Emit the data below verbatim, stripping out any pictures.

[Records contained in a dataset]
****************************************
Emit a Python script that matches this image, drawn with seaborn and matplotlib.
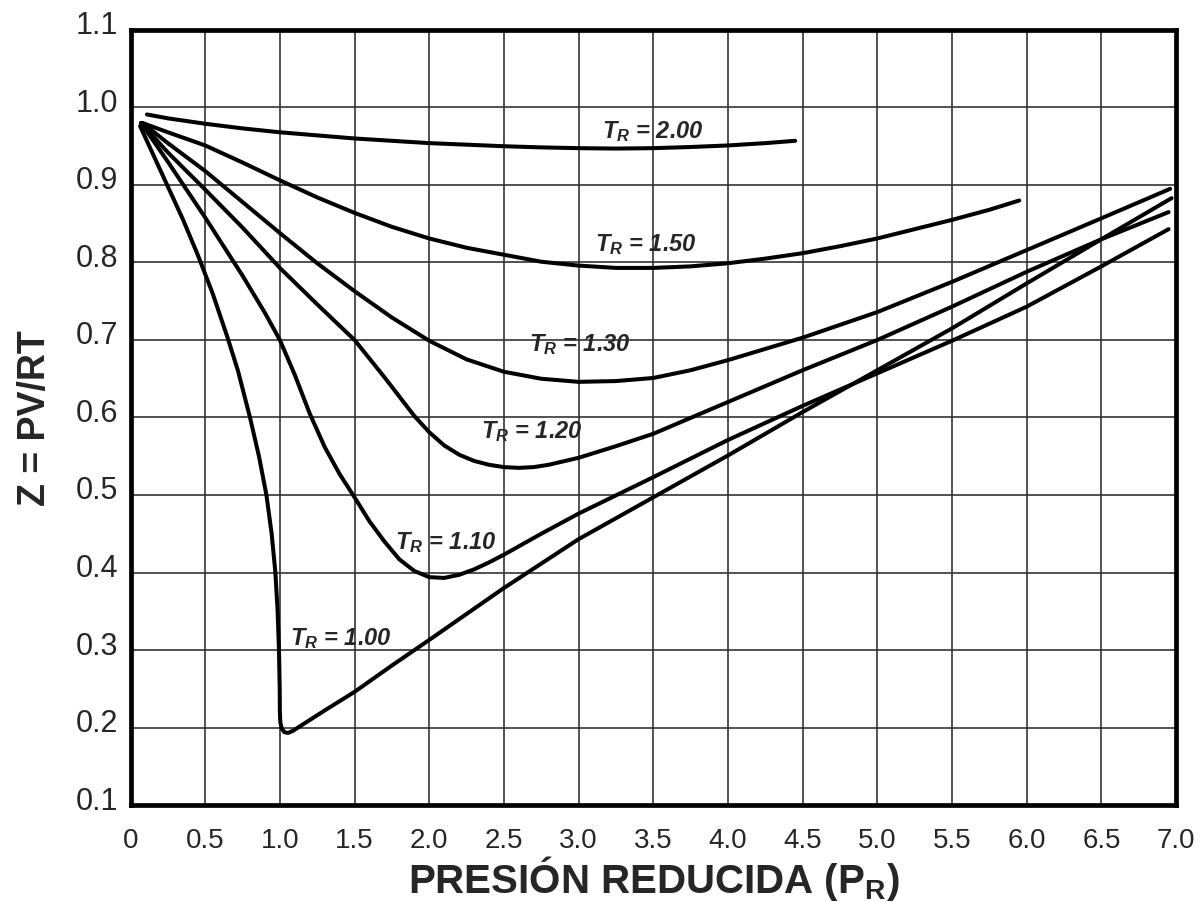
import numpy as np
import pandas as pd
import matplotlib
matplotlib.use("Agg")
import matplotlib.pyplot as plt
import matplotlib.transforms as mtransforms
import seaborn as sns

# Generalized compressibility chart: Z versus reduced pressure for several reduced temperatures
pr_200 = [0.11, 0.25, 0.5, 0.75, 1.0, 1.25, 1.5, 1.75, 2.0, 2.25, 2.5, 2.75, 3.0, 3.25, 3.5, 3.75, 4.0,
          4.25, 4.45]
z_200 = [0.991, 0.986, 0.979, 0.973, 0.968, 0.964, 0.960, 0.957, 0.954, 0.952, 0.950, 0.9485, 0.9475,
         0.947, 0.9475, 0.949, 0.951, 0.954, 0.957]

pr_150 = [0.08, 0.25, 0.5, 0.75, 1.0, 1.25, 1.5, 1.75, 2.0, 2.25, 2.5, 2.75, 3.0, 3.25, 3.5, 3.75, 4.0,
          4.25, 4.5, 4.75, 5.0, 5.25, 5.5, 5.75, 5.95]
z_150 = [0.980, 0.968, 0.951, 0.929, 0.906, 0.884, 0.864, 0.846, 0.831, 0.819, 0.810, 0.801, 0.796, 0.793,
         0.793, 0.795, 0.799, 0.805, 0.812, 0.821, 0.831, 0.843, 0.855, 0.868, 0.880]

pr_130 = [0.08, 0.25, 0.5, 0.75, 1.0, 1.25, 1.5, 1.75, 2.0, 2.25, 2.5, 2.75, 3.0, 3.25, 3.5, 3.75, 4.0,
          4.5, 5.0, 5.5, 6.0, 6.5, 6.96]
z_130 = [0.980, 0.954, 0.918, 0.878, 0.838, 0.799, 0.763, 0.729, 0.699, 0.675, 0.659, 0.650, 0.646, 0.647,
         0.651, 0.661, 0.674, 0.703, 0.736, 0.775, 0.816, 0.857, 0.895]

pr_120 = [0.07, 0.25, 0.5, 0.75, 1.0, 1.25, 1.5, 1.7, 1.9, 2.0, 2.1, 2.2, 2.3, 2.4, 2.5, 2.6, 2.7, 2.8,
          3.0, 3.25, 3.5, 4.0, 4.5, 5.0, 5.5, 6.0, 6.5, 6.95]
z_120 = [0.980, 0.942, 0.894, 0.845, 0.793, 0.746, 0.700, 0.652, 0.602, 0.581, 0.564, 0.552, 0.544, 0.539,
         0.536, 0.535, 0.536, 0.539, 0.548, 0.563, 0.579, 0.620, 0.661, 0.700, 0.743, 0.788, 0.830, 0.865]

pr_110 = [0.07, 0.25, 0.5, 0.75, 0.9, 1.0, 1.1, 1.2, 1.3, 1.4, 1.5, 1.6, 1.7, 1.8, 1.9, 2.0, 2.1, 2.2, 2.3,
          2.4, 2.5, 2.75, 3.0, 3.5, 4.0, 4.5, 5.0, 5.5, 6.0, 6.5, 6.95]
z_110 = [0.980, 0.930, 0.858, 0.783, 0.735, 0.700, 0.655, 0.605, 0.562, 0.527, 0.497, 0.466, 0.440, 0.417,
         0.402, 0.394, 0.393, 0.397, 0.404, 0.413, 0.423, 0.450, 0.476, 0.523, 0.571, 0.615, 0.657, 0.699,
         0.743, 0.795, 0.843]

pr_100 = [0.064, 0.15, 0.25, 0.35, 0.45, 0.55, 0.65, 0.72, 0.8, 0.86, 0.91, 0.945, 0.97, 0.985, 0.994,
          0.999, 1.0, 1.003, 1.012, 1.03, 1.055, 1.09, 1.13, 1.3, 1.5, 1.75, 2.0, 2.5, 3.0, 3.5, 4.0, 4.5,
          5.0, 5.5, 6.0, 6.5, 6.97]
z_100 = [0.976, 0.940, 0.898, 0.856, 0.810, 0.760, 0.703, 0.660, 0.600, 0.550, 0.500, 0.450, 0.400, 0.350,
         0.300, 0.250, 0.220, 0.207, 0.199, 0.194, 0.193, 0.196, 0.201, 0.222, 0.246, 0.280, 0.313, 0.380,
         0.443, 0.497, 0.551, 0.607, 0.661, 0.715, 0.773, 0.830, 0.883]

tr_names = ["2.00", "1.50", "1.30", "1.20", "1.10", "1.00"]
series_pr = [pr_200, pr_150, pr_130, pr_120, pr_110, pr_100]
series_z = [z_200, z_150, z_130, z_120, z_110, z_100]

# Curve label anchors (reduced pressure, Z at text baseline)
label_pr = [3.50, 3.45, 3.01, 2.69, 2.11, 1.41]
label_z = [0.962, 0.8165, 0.687, 0.575, 0.432, 0.308]

x_ticks = [0, 0.5, 1.0, 1.5, 2.0, 2.5, 3.0, 3.5, 4.0, 4.5, 5.0, 5.5, 6.0, 6.5, 7.0]
x_tick_labels = ["0", "0.5", "1.0", "1.5", "2.0", "2.5", "3.0", "3.5", "4.0", "4.5",
                 "5.0", "5.5", "6.0", "6.5", "7.0"]
y_ticks = [0.1, 0.2, 0.3, 0.4, 0.5, 0.6, 0.7, 0.8, 0.9, 1.0, 1.1]
y_tick_labels = ["0.1", "0.2", "0.3", "0.4", "0.5", "0.6", "0.7", "0.8", "0.9", "1.0", "1.1"]

frames = []
for name, xs, zs in zip(tr_names, series_pr, series_z):
    frames.append(pd.DataFrame({"Pr": xs, "Z": zs, "Tr": name}))
df = pd.concat(frames, ignore_index=True)

sns.set_theme(style="white")
plt.rcParams["font.family"] = ["Liberation Sans", "DejaVu Sans"]
plt.rcParams["mathtext.fontset"] = "custom"
plt.rcParams["mathtext.it"] = "Liberation Sans:bold:italic"
plt.rcParams["mathtext.rm"] = "Liberation Sans:bold"
plt.rcParams["mathtext.bf"] = "Liberation Sans:bold"

fig = plt.figure(figsize=(12, 9.03), dpi=100)
ax = fig.add_axes([0.10875, 0.1074, 0.8713, 0.8583])

sns.lineplot(data=df, x="Pr", y="Z", units="Tr", estimator=None, sort=False,
             color="black", linewidth=2.9, legend=False, ax=ax, zorder=3)

ax.set_xlim(0, 7)
ax.set_ylim(0.1, 1.1)
ax.set_xticks(x_ticks)
ax.set_xticklabels(x_tick_labels, fontsize=20)
ax.set_yticks(y_ticks)
ax.set_yticklabels(y_tick_labels, fontsize=22)
ax.tick_params(axis="both", length=0)
ax.tick_params(axis="x", pad=16)
ax.tick_params(axis="y", pad=9)

# y labels sit slightly above their gridlines
shift = mtransforms.ScaledTranslation(0, 8 / 100, fig.dpi_scale_trans)
for lab in ax.get_yticklabels():
    lab.set_transform(lab.get_transform() + shift)

ax.grid(True, color="#333333", linewidth=1.2)
ax.set_axisbelow(True)
for sp in ax.spines.values():
    sp.set_visible(True)
    sp.set_color("black")
    sp.set_linewidth(3.4)
    sp.set_zorder(5)

ax.set_xlabel(r"PRESIÓN REDUCIDA (P$_\mathrm{R}$)", fontsize=29, fontweight="bold", labelpad=0)
ax.set_ylabel("Z = PV/RT", fontsize=27, fontweight="bold", labelpad=16)

for name, lx, lz in zip(tr_names, label_pr, label_z):
    ax.text(lx, lz, r"$T_R$ = " + name, fontsize=17, fontweight="bold", style="italic",
            ha="center", va="baseline", zorder=4)

fig.savefig("out.png", dpi=100)
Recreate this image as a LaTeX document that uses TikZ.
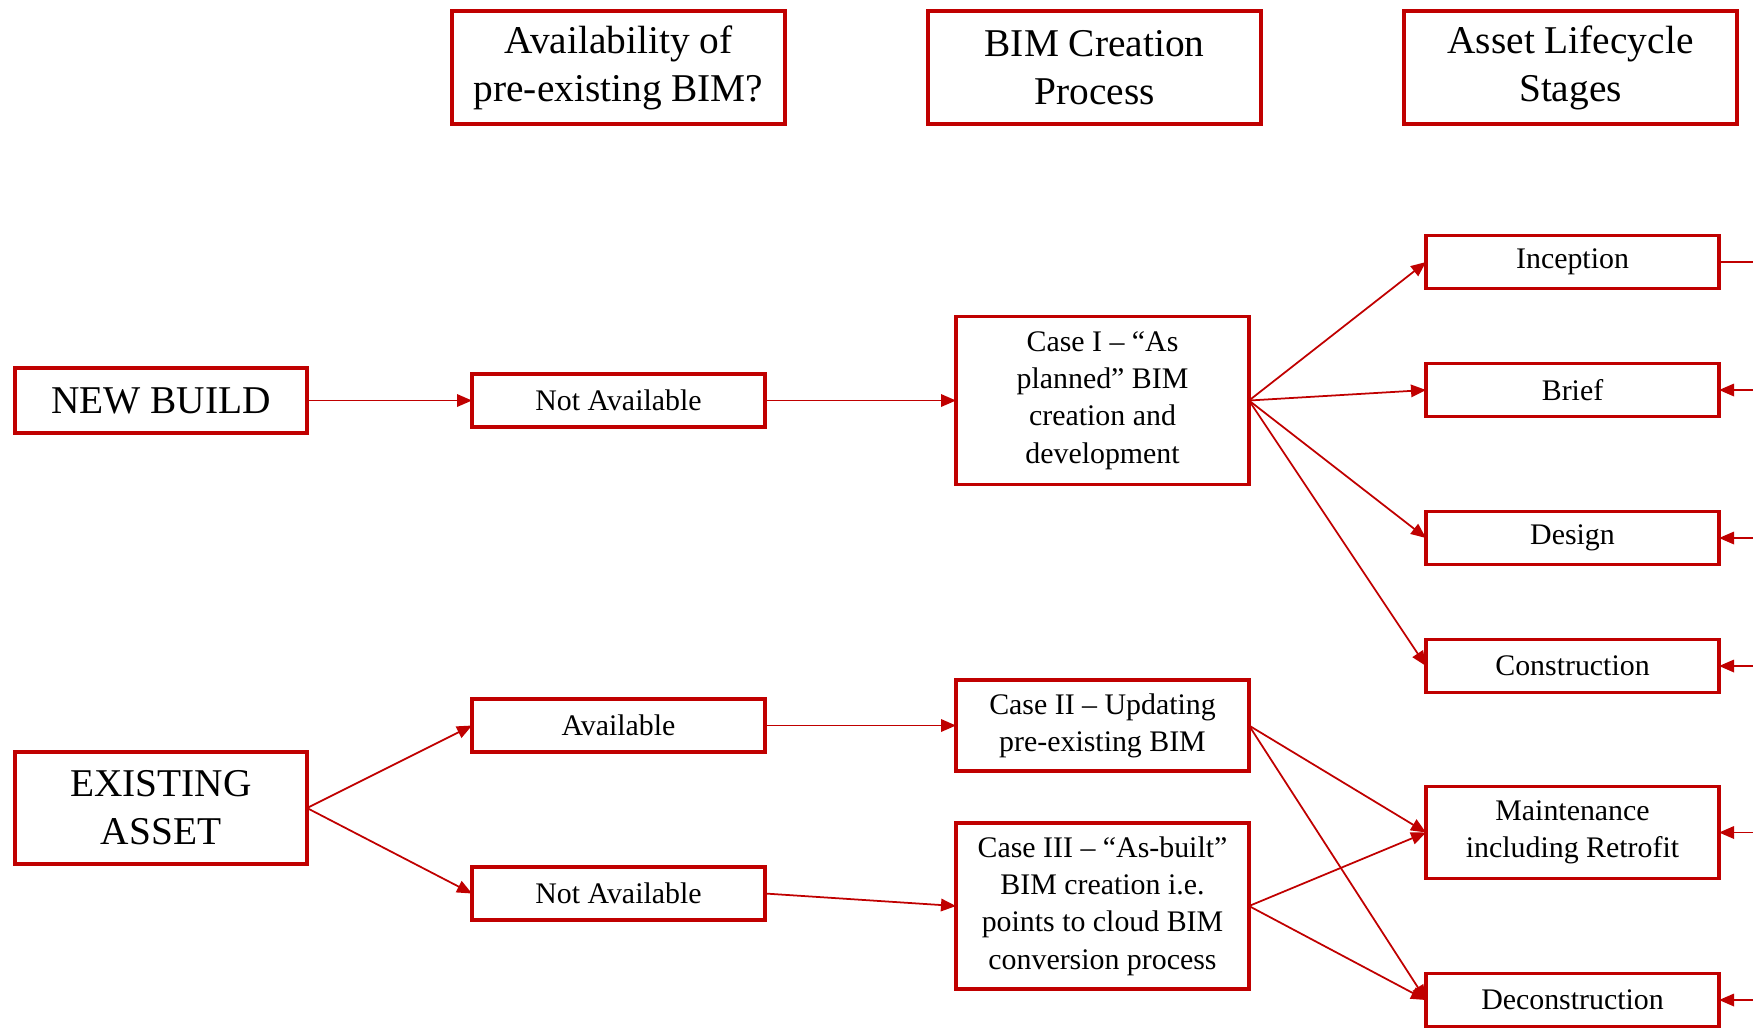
****************************************
» **CORRECT RESPONSE**:
Emit a Python script that matches this image, drawn with seaborn and matplotlib.
import numpy as np
import pandas as pd
import matplotlib
matplotlib.use("Agg")
import matplotlib.pyplot as plt
import matplotlib.transforms as mtransforms
import seaborn as sns

# Generalized compressibility chart: Z versus reduced pressure for several reduced temperatures
pr_200 = [0.11, 0.25, 0.5, 0.75, 1.0, 1.25, 1.5, 1.75, 2.0, 2.25, 2.5, 2.75, 3.0, 3.25, 3.5, 3.75, 4.0,
          4.25, 4.45]
z_200 = [0.991, 0.986, 0.979, 0.973, 0.968, 0.964, 0.960, 0.957, 0.954, 0.952, 0.950, 0.9485, 0.9475,
         0.947, 0.9475, 0.949, 0.951, 0.954, 0.957]

pr_150 = [0.08, 0.25, 0.5, 0.75, 1.0, 1.25, 1.5, 1.75, 2.0, 2.25, 2.5, 2.75, 3.0, 3.25, 3.5, 3.75, 4.0,
          4.25, 4.5, 4.75, 5.0, 5.25, 5.5, 5.75, 5.95]
z_150 = [0.980, 0.968, 0.951, 0.929, 0.906, 0.884, 0.864, 0.846, 0.831, 0.819, 0.810, 0.801, 0.796, 0.793,
         0.793, 0.795, 0.799, 0.805, 0.812, 0.821, 0.831, 0.843, 0.855, 0.868, 0.880]

pr_130 = [0.08, 0.25, 0.5, 0.75, 1.0, 1.25, 1.5, 1.75, 2.0, 2.25, 2.5, 2.75, 3.0, 3.25, 3.5, 3.75, 4.0,
          4.5, 5.0, 5.5, 6.0, 6.5, 6.96]
z_130 = [0.980, 0.954, 0.918, 0.878, 0.838, 0.799, 0.763, 0.729, 0.699, 0.675, 0.659, 0.650, 0.646, 0.647,
         0.651, 0.661, 0.674, 0.703, 0.736, 0.775, 0.816, 0.857, 0.895]

pr_120 = [0.07, 0.25, 0.5, 0.75, 1.0, 1.25, 1.5, 1.7, 1.9, 2.0, 2.1, 2.2, 2.3, 2.4, 2.5, 2.6, 2.7, 2.8,
          3.0, 3.25, 3.5, 4.0, 4.5, 5.0, 5.5, 6.0, 6.5, 6.95]
z_120 = [0.980, 0.942, 0.894, 0.845, 0.793, 0.746, 0.700, 0.652, 0.602, 0.581, 0.564, 0.552, 0.544, 0.539,
         0.536, 0.535, 0.536, 0.539, 0.548, 0.563, 0.579, 0.620, 0.661, 0.700, 0.743, 0.788, 0.830, 0.865]

pr_110 = [0.07, 0.25, 0.5, 0.75, 0.9, 1.0, 1.1, 1.2, 1.3, 1.4, 1.5, 1.6, 1.7, 1.8, 1.9, 2.0, 2.1, 2.2, 2.3,
          2.4, 2.5, 2.75, 3.0, 3.5, 4.0, 4.5, 5.0, 5.5, 6.0, 6.5, 6.95]
z_110 = [0.980, 0.930, 0.858, 0.783, 0.735, 0.700, 0.655, 0.605, 0.562, 0.527, 0.497, 0.466, 0.440, 0.417,
         0.402, 0.394, 0.393, 0.397, 0.404, 0.413, 0.423, 0.450, 0.476, 0.523, 0.571, 0.615, 0.657, 0.699,
         0.743, 0.795, 0.843]

pr_100 = [0.064, 0.15, 0.25, 0.35, 0.45, 0.55, 0.65, 0.72, 0.8, 0.86, 0.91, 0.945, 0.97, 0.985, 0.994,
          0.999, 1.0, 1.003, 1.012, 1.03, 1.055, 1.09, 1.13, 1.3, 1.5, 1.75, 2.0, 2.5, 3.0, 3.5, 4.0, 4.5,
          5.0, 5.5, 6.0, 6.5, 6.97]
z_100 = [0.976, 0.940, 0.898, 0.856, 0.810, 0.760, 0.703, 0.660, 0.600, 0.550, 0.500, 0.450, 0.400, 0.350,
         0.300, 0.250, 0.220, 0.207, 0.199, 0.194, 0.193, 0.196, 0.201, 0.222, 0.246, 0.280, 0.313, 0.380,
         0.443, 0.497, 0.551, 0.607, 0.661, 0.715, 0.773, 0.830, 0.883]

tr_names = ["2.00", "1.50", "1.30", "1.20", "1.10", "1.00"]
series_pr = [pr_200, pr_150, pr_130, pr_120, pr_110, pr_100]
series_z = [z_200, z_150, z_130, z_120, z_110, z_100]

# Curve label anchors (reduced pressure, Z at text baseline)
label_pr = [3.50, 3.45, 3.01, 2.69, 2.11, 1.41]
label_z = [0.962, 0.8165, 0.687, 0.575, 0.432, 0.308]

x_ticks = [0, 0.5, 1.0, 1.5, 2.0, 2.5, 3.0, 3.5, 4.0, 4.5, 5.0, 5.5, 6.0, 6.5, 7.0]
x_tick_labels = ["0", "0.5", "1.0", "1.5", "2.0", "2.5", "3.0", "3.5", "4.0", "4.5",
                 "5.0", "5.5", "6.0", "6.5", "7.0"]
y_ticks = [0.1, 0.2, 0.3, 0.4, 0.5, 0.6, 0.7, 0.8, 0.9, 1.0, 1.1]
y_tick_labels = ["0.1", "0.2", "0.3", "0.4", "0.5", "0.6", "0.7", "0.8", "0.9", "1.0", "1.1"]

frames = []
for name, xs, zs in zip(tr_names, series_pr, series_z):
    frames.append(pd.DataFrame({"Pr": xs, "Z": zs, "Tr": name}))
df = pd.concat(frames, ignore_index=True)

sns.set_theme(style="white")
plt.rcParams["font.family"] = ["Liberation Sans", "DejaVu Sans"]
plt.rcParams["mathtext.fontset"] = "custom"
plt.rcParams["mathtext.it"] = "Liberation Sans:bold:italic"
plt.rcParams["mathtext.rm"] = "Liberation Sans:bold"
plt.rcParams["mathtext.bf"] = "Liberation Sans:bold"

fig = plt.figure(figsize=(12, 9.03), dpi=100)
ax = fig.add_axes([0.10875, 0.1074, 0.8713, 0.8583])

sns.lineplot(data=df, x="Pr", y="Z", units="Tr", estimator=None, sort=False,
             color="black", linewidth=2.9, legend=False, ax=ax, zorder=3)

ax.set_xlim(0, 7)
ax.set_ylim(0.1, 1.1)
ax.set_xticks(x_ticks)
ax.set_xticklabels(x_tick_labels, fontsize=20)
ax.set_yticks(y_ticks)
ax.set_yticklabels(y_tick_labels, fontsize=22)
ax.tick_params(axis="both", length=0)
ax.tick_params(axis="x", pad=16)
ax.tick_params(axis="y", pad=9)

# y labels sit slightly above their gridlines
shift = mtransforms.ScaledTranslation(0, 8 / 100, fig.dpi_scale_trans)
for lab in ax.get_yticklabels():
    lab.set_transform(lab.get_transform() + shift)

ax.grid(True, color="#333333", linewidth=1.2)
ax.set_axisbelow(True)
for sp in ax.spines.values():
    sp.set_visible(True)
    sp.set_color("black")
    sp.set_linewidth(3.4)
    sp.set_zorder(5)

ax.set_xlabel(r"PRESIÓN REDUCIDA (P$_\mathrm{R}$)", fontsize=29, fontweight="bold", labelpad=0)
ax.set_ylabel("Z = PV/RT", fontsize=27, fontweight="bold", labelpad=16)

for name, lx, lz in zip(tr_names, label_pr, label_z):
    ax.text(lx, lz, r"$T_R$ = " + name, fontsize=17, fontweight="bold", style="italic",
            ha="center", va="baseline", zorder=4)

fig.savefig("out.png", dpi=100)
Recreate this image as a LaTeX document that uses TikZ.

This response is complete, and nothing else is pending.